Teaching kids how to herp
This past survey was a great trip! I was able to take a couple kids on a quick survey. We didn’t find too many cool things, but overall they seemed to have a ton of fun! Both of them were so interested in herpetology! Talking to a ten-year-old who is as interested in something as I am is incredibly fulfilling. I’m still young, but looking back I realize that who I am today is due entirely because of a series of small events that impacted my life in large ways. It is my hope that someday this kid will grow up to be a conservationist, a herpetologist, or even just a citizen who is conscientious about wildlife, and say that he became the man he is today because of one encounter with a long-haired hippie that taught him how to herp.
When we returned to the cabin, I taught them how I measure and collect data on all the caught herps. I showed them (and let them!) how to use calipers to take the measurements of a brown anole (Anolis sangrei), and how to get flighty 5-lined skinks (Plestiodon fasciatus) into a container to weigh them. I watched them be amazed at how they could find the identity of almost any herp in North America by using a single dichotomous key. Walking them through how to identify a small gulf coast toad (Incilius nebulifer) based on cranial crests and thigh pores. To them it was just another choose-your-adventure book, but with real-world implications. They left before my night hike but I know they left with the experience to last them a lifetime.
I set out at night with Brittany to look for a few more herps. The warm and humid day, quickly turned into a cool and damp night. We were doubtful we would find anything slithering about. And we were right! Not a single herp, other than the bullfrogs at the pond, were found. But that was no problem, Edith L. Moore is full of surprises.
While setting up traps I noticed a truck in the parking lot. The park closed at 7, and this couple hadn’t returned before the gates shut them out. We figured we’d wait by the entrance while setting up the minnow traps. As each trap was baited and placed into the water the couple never showed up. Then, from the woods, we heard a cough.

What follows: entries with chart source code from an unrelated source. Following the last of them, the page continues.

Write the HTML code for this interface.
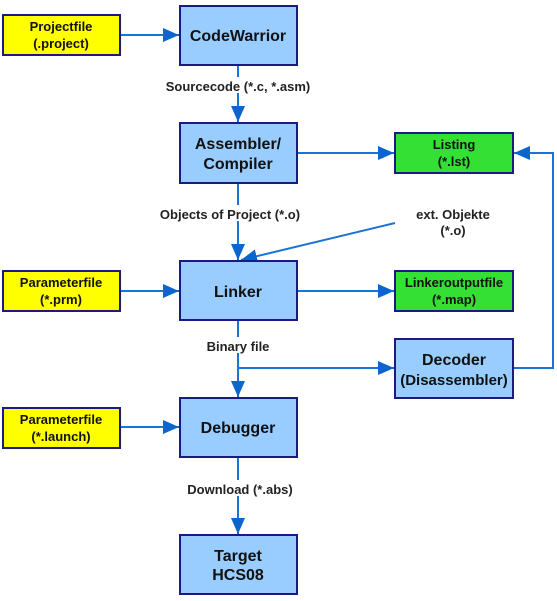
<!DOCTYPE html>
<html><head><meta charset="utf-8"><style>
html,body{margin:0;padding:0;background:#fff}
svg{display:block;font-family:"Liberation Sans",Arial,sans-serif}
</style></head><body>
<svg width="557" height="601" viewBox="0 0 557 601" xmlns="http://www.w3.org/2000/svg">
<defs>
<marker id="a" markerWidth="16" markerHeight="14" refX="16" refY="7" orient="auto" markerUnits="userSpaceOnUse">
<path d="M0,0 L16,7 L0,14 Z" fill="#0a66cc"/></marker>
</defs>
<g stroke="#1a73d6" stroke-width="2" fill="none">
<line x1="120" y1="35" x2="179" y2="35" marker-end="url(#a)"/>
<line x1="238" y1="65" x2="238" y2="122" marker-end="url(#a)"/>
<line x1="297" y1="153" x2="394" y2="153" marker-end="url(#a)"/>
<line x1="238" y1="183" x2="238" y2="260" marker-end="url(#a)"/>
<line x1="395" y1="223" x2="241" y2="260" marker-end="url(#a)"/>
<line x1="120" y1="291" x2="179" y2="291" marker-end="url(#a)"/>
<line x1="297" y1="291" x2="394" y2="291" marker-end="url(#a)"/>
<line x1="238" y1="320" x2="238" y2="397" marker-end="url(#a)"/>
<line x1="238" y1="368" x2="394" y2="368" marker-end="url(#a)"/>
<polyline points="513,368 553,368 553,153 514,153" marker-end="url(#a)"/>
<line x1="120" y1="427" x2="179" y2="427" marker-end="url(#a)"/>
<line x1="238" y1="457" x2="238" y2="534" marker-end="url(#a)"/>
</g>
<g fill="#fff">
<rect x="160" y="77" width="156" height="16"/>
<rect x="150" y="205" width="164" height="16"/>
<rect x="200" y="337" width="76" height="16"/>
<rect x="180" y="480" width="118" height="16"/>
</g>
<g stroke="#1a1a80" stroke-width="2">
<rect x="3" y="15" width="117" height="40" fill="#ffff00"/>
<rect x="180" y="6" width="117" height="59" fill="#99ccff"/>
<rect x="180" y="123" width="117" height="60" fill="#99ccff"/>
<rect x="395" y="133" width="118" height="40" fill="#33e033"/>
<rect x="3" y="271" width="117" height="40" fill="#ffff00"/>
<rect x="180" y="261" width="117" height="59" fill="#99ccff"/>
<rect x="395" y="271" width="118" height="40" fill="#33e033"/>
<rect x="395" y="339" width="118" height="59" fill="#99ccff"/>
<rect x="3" y="408" width="117" height="40" fill="#ffff00"/>
<rect x="180" y="398" width="117" height="59" fill="#99ccff"/>
<rect x="180" y="535" width="117" height="59" fill="#99ccff"/>
</g>
<g fill="#111" font-weight="bold" text-anchor="middle">
<g font-size="13">
<text x="61" y="31">Projectfile</text><text x="61" y="48">(.project)</text>
<text x="454" y="149">Listing</text><text x="454" y="166">(*.lst)</text>
<text x="61" y="287">Parameterfile</text><text x="61" y="304">(*.prm)</text>
<text x="454" y="287">Linkeroutputfile</text><text x="454" y="304">(*.map)</text>
<text x="61" y="424">Parameterfile</text><text x="61" y="441">(*.launch)</text>
</g>
<g font-size="16">
<text x="238" y="41">CodeWarrior</text>
<text x="238" y="149">Assembler/</text><text x="238" y="169">Compiler</text>
<text x="238" y="297">Linker</text>
<text x="454" y="365">Decoder</text><text x="454" y="385" font-size="15">(Disassembler)</text>
<text x="238" y="433">Debugger</text>
<text x="238" y="561">Target</text><text x="238" y="580">HCS08</text>
</g>
<g font-size="13" fill="#222">
<text x="238" y="91">Sourcecode (*.c, *.asm)</text>
<text x="230" y="219">Objects of Project  (*.o)</text>
<text x="453" y="219">ext. Objekte</text><text x="453" y="235">(*.o)</text>
<text x="238" y="351">Binary file</text>
<text x="240" y="494">Download (*.abs)</text>
</g>
</g>
</svg>
</body></html>
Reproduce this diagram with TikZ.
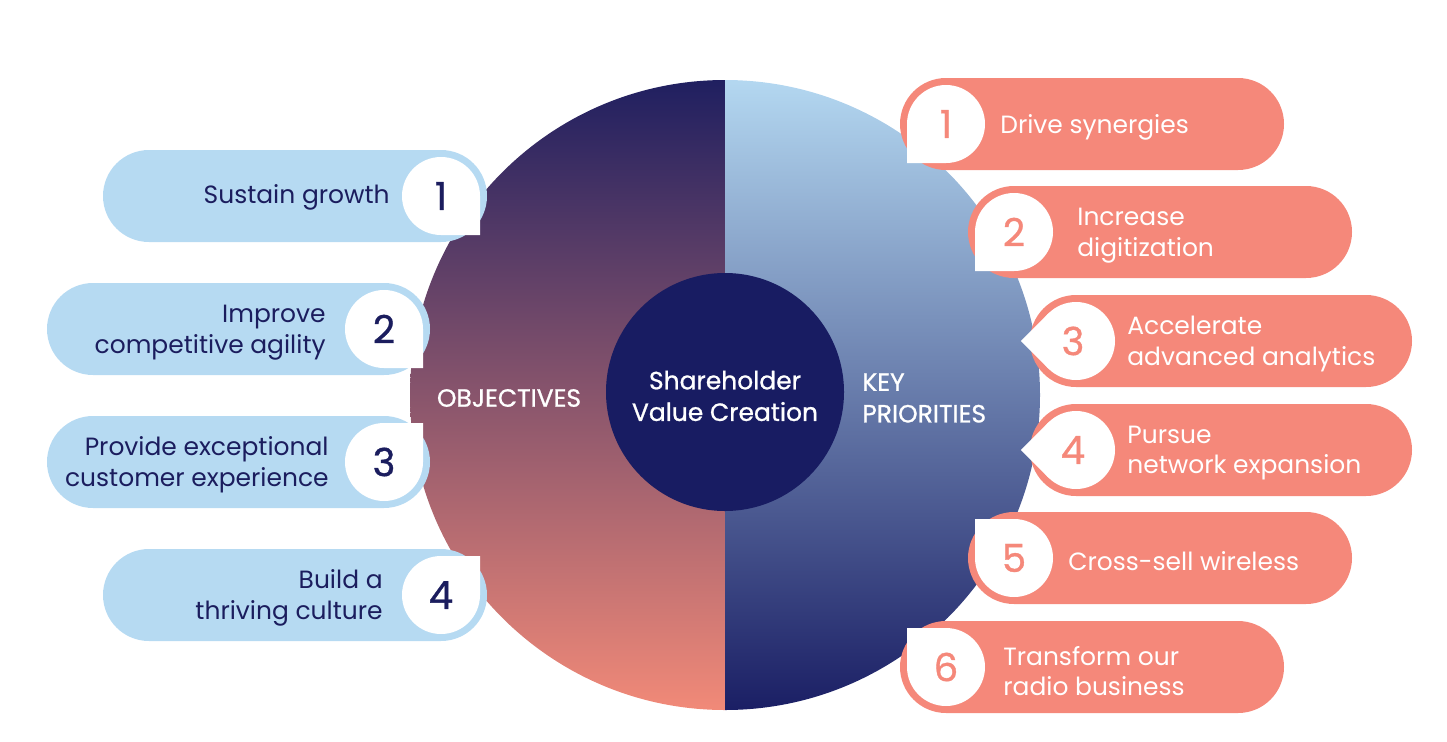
\documentclass[tikz,border=0pt]{standalone}
\usepackage{fontspec}
\setmainfont{Poppins}
\newfontfamily\medfont{Poppins}[FakeBold=0.9]
\definecolor{pillblue}{HTML}{B6DAF2}
\definecolor{pillsalmon}{HTML}{F5887A}
\definecolor{navy}{HTML}{1B1D5E}
\definecolor{deepnavy}{HTML}{181C62}
\definecolor{objtop}{HTML}{1F1F60}
\definecolor{objbottom}{HTML}{F28A78}
\definecolor{priotop}{HTML}{B4D8F1}
\definecolor{priobottom}{HTML}{1A1E64}
\tikzset{
  lefttext/.style={anchor=east, align=right, text=navy, inner sep=0pt,
    font=\fontsize{14.2}{17.5}\selectfont},
  righttext/.style={anchor=west, align=left, text=white, inner sep=0pt,
    font=\fontsize{14.2}{17.5}\selectfont},
  leftnum/.style={text=navy, font=\medfont\fontsize{22}{22}\selectfont},
  rightnum/.style={text=pillsalmon, font=\medfont\fontsize{22}{22}\selectfont},
  inlabel/.style={text=white, align=center, inner sep=0pt,
    font=\medfont\fontsize{14.2}{18}\selectfont},
}
\newcommand{\badge}[3]{%
  \fill[white] (#1,#2) circle (39);
  \fill[white, shift={(#1,#2)}] (0,0) -- (#3-45:39) -- (#3:55.15) -- (#3+45:39) -- cycle;
}
\begin{document}
\begin{tikzpicture}[x=0.02cm, y=-0.02cm]
    \useasboundingbox (0,0) rectangle (1447,741);
    % big circle
    \begin{scope}
        \clip (725,395) circle (315);
        \shade[top color=objtop, bottom color=objbottom] (405,78) rectangle (725,712);
        \shade[top color=priotop, bottom color=priobottom] (725,78) rectangle (1045,712);
    \end{scope}
    \fill[deepnavy] (725,392) circle (119);
    % pills
    \fill[pillblue, rounded corners=0.92cm] (103,150) rectangle (487,242);
    \fill[pillblue, rounded corners=0.92cm] (47,283) rectangle (430,375);
    \fill[pillblue, rounded corners=0.92cm] (47,416) rectangle (430,508);
    \fill[pillblue, rounded corners=0.92cm] (103,549) rectangle (487,641);
    \fill[pillsalmon, rounded corners=0.92cm] (900,78) rectangle (1284,170);
    \fill[pillsalmon, rounded corners=0.92cm] (968,186) rectangle (1352,278);
    \fill[pillsalmon, rounded corners=0.92cm] (1030,295) rectangle (1412,387);
    \fill[pillsalmon, rounded corners=0.92cm] (1030,404) rectangle (1412,496);
    \fill[pillsalmon, rounded corners=0.92cm] (968,512) rectangle (1352,604);
    \fill[pillsalmon, rounded corners=0.92cm] (900,621) rectangle (1284,713);
    % badges
    \badge{441}{196}{45}
    \badge{384}{329}{45}
    \badge{384}{462}{-45}
    \badge{441}{595}{-45}
    \badge{946}{124}{135}
    \badge{1014}{232}{135}
    \badge{1076}{341}{180}
    \badge{1076}{450}{180}
    \badge{1014}{558}{225}
    \badge{946}{667}{225}
    % numbers
    \node[leftnum] (lnum1) at (441,196) {1};
    \node[leftnum] (lnum2) at (384,329) {2};
    \node[leftnum] (lnum3) at (384,462) {3};
    \node[leftnum] (lnum4) at (441,595) {4};
    \node[rightnum] (rnum1) at (946,124) {1};
    \node[rightnum] (rnum2) at (1014,232) {2};
    \node[rightnum] (rnum3) at (1073,341) {3};
    \node[rightnum] (rnum4) at (1073,450) {4};
    \node[rightnum] (rnum5) at (1014,558) {5};
    \node[rightnum] (rnum6) at (946,667) {6};
    % texts
    \node[lefttext] (obj1) at (390,197) {Sustain growth};
    \node[lefttext] (obj2) at (326,333) {Improve\\competitive agility};
    \node[lefttext] (obj3) at (329,465) {Provide exceptional\\customer experience};
    \node[lefttext] (obj4) at (383,598) {Build a\\thriving culture};
    \node[righttext] (prio1) at (1000,127) {Drive synergies};
    \node[righttext] (prio2) at (1077,236) {Increase\\digitization};
    \node[righttext] (prio3) at (1127,344) {Accelerate\\advanced analytics};
    \node[righttext] (prio4) at (1127,453) {Pursue\\network expansion};
    \node[righttext] (prio5) at (1068,561) {Cross-sell wireless};
    \node[righttext] (prio6) at (1003,671) {Transform our\\radio business};
    \node[inlabel] (centre) at (725,396) {Shareholder\\Value Creation};
    \node[inlabel] (objectives) at (509,398) {OBJECTIVES};
    \node[inlabel, align=left, anchor=west] (priorities) at (862,398) {KEY\\PRIORITIES};
\end{tikzpicture}
\end{document}
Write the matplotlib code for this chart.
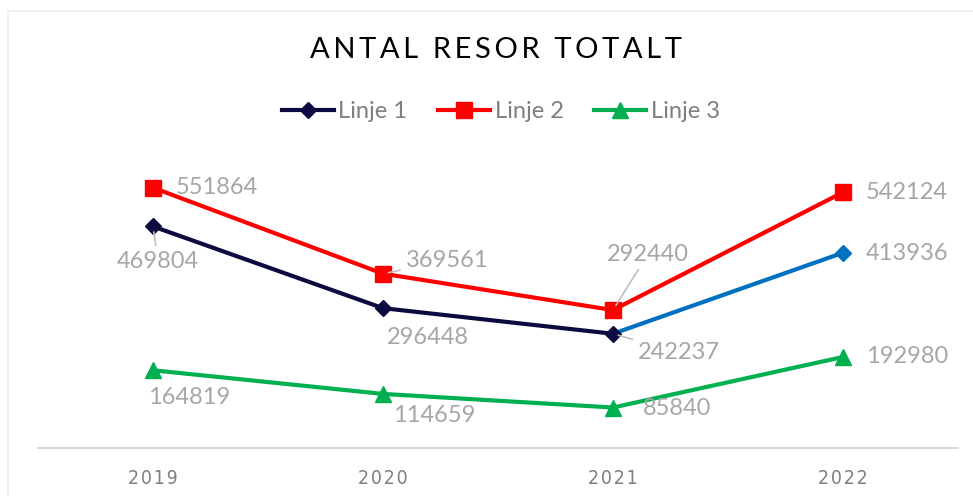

As we walked towards stifled noises, we noticed a faint smell of weed. Great. Just a couple of pot-smoking teens looking for an escape on private property. Getting further into the woods my headlight stumbled upon a bright neon blue and yellow hammock. They stayed there folded up, for way too long. It looked as if they truly believed that their safety vest material sleeping arrangement could stay undetected from the intense light of a very powerful headlamp. They ‘noticed’ me and what ensued was a series of awkward exchanges and apologies. I told them to leave, and if they had trouble getting past the gate to just give me a holler.
We went back to the pond to set up traps. A few minutes passed and they came out of the woods and told us to have a nice night….. as they walked down the wrong path…. away from their vehicle… trying to set up another neon colored, pot and make-out session somewhere else in the woods. Teenagers… What can I say?
We decided that herping while searching for these kids would be the most efficient way to spend our night. While searching for a pair of teens whom we hoped were clothed, we found several screech owls. I got some great photos before they flew away into the night.
After an hour-long hike of us saying into the woods that we were going to call the constable (we weren’t) and that we’d need to get a tow truck (we didn’t) we never found the “adventurous” teens. While going back to the cabin, we noticed a pair of tail lights leaving the parking lot. Rushing out towards their vehicle they drove off. We just missed them! Standing in front of an open gate (which we think they forced) we saw that they had finally left right before our eyes.
Trying to sleep
Trying to sleep, exhausted from herping for edgy teens, we heard the shakes and rattles of the creaky old cabin. Several times through the night we woke up and stayed that way. Noises from the park were twisted and transformed into moments of brief terror. Every rattle of the windows sounded like someone trying to break in. Every creak of a limb sounded like the back door slowly opening. Every thunderous roar from the sky sounded like someone banging down the walls. It should have come to no surprise when I was jolted awake again by the sound of incredibly heavy rain at 3 AM.
Realizing I had placed minnow traps in the creek I rushed out to fish out any animals trapped in the mesh prisons I had set out. I did not want any animal to drown by my own hands. Running down into the creek I saw that the water had risen at least three feet in only a few hours. Spotting the corner of my trap just below the water line I ran out into the water. The trap had completely collapsed under the force of the water. Getting it out I sighed a breath of relief. Nothing was trapped.